Two statistics about the need to increase global food production by 50% by 2030 and for it to double by 2050, have been widely used by the GM industry and its political supporters to skew political debate and hoodwink policy decision-makers into the further intensification of agriculture and the more widespread use of GM crops.

However, the proponents of an expansion of industrial agriculture across the globe are less forthcoming about how these statistics were arrived at.

Our team of Soil Association experts have been tracking the use of these statistics and researching the sources of the figures. They found that:

  • The doubling figure doesn't actually exist in the stated source.
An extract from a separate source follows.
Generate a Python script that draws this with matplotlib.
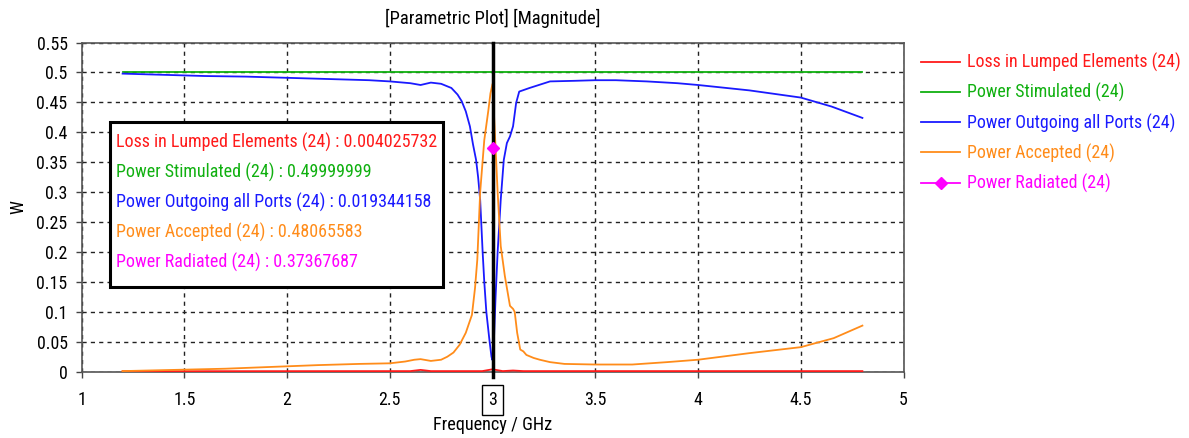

The data suggests a "70%" increase, but this figure is based on questionable assumptions.

  • The scientific paper that the '50% by 2030' claim is based on appears to have been withdrawn by the authors.

Those arguing for greater use of energy-intensive chemical and GM-driven food production - from the President of the National Farmers’ Union, Syngenta, Monsanto, Government Ministers and the Conservative Party - have  got their facts wrong.

Perhaps the biggest irony is that the figures for increasing food supply are based on a report where the authors set out what they thought would be the most likely future if we carried on the road of global intensified agriculture: continuing hunger, growing diet-related ill-health and huge increases in greenhouse gas emissions from livestock.

The truth

A recent study by scientists at the Institute of Social Ecology in Austria and the Potsdam Institute for Climate Impact Research in Germany (Eating the Planet: Feeding and fuelling the world sustainably, fairly and humanely – a scoping study, commissioned by Compassion in World Farming and Friends of the Earth) concluded that:

“organic agriculture can probably feed the world population of 9.2 billion in 2050, if relatively modest diets are adopted, where a low level of inequality in food distribution is required to avoid malnutrition”.

Sustainable farming methods, such as organic, can feed the world without more damage to the environment and animal welfare.

In summary, all those claiming that we need to double global food production by 2050, or increase global food production by 50% by 2030, are wrong about the figures, are wrong about what the figures apply to, and are wrong to claim that further intensification and GM will help 'feed the world'. The evidence suggests the opposite is true.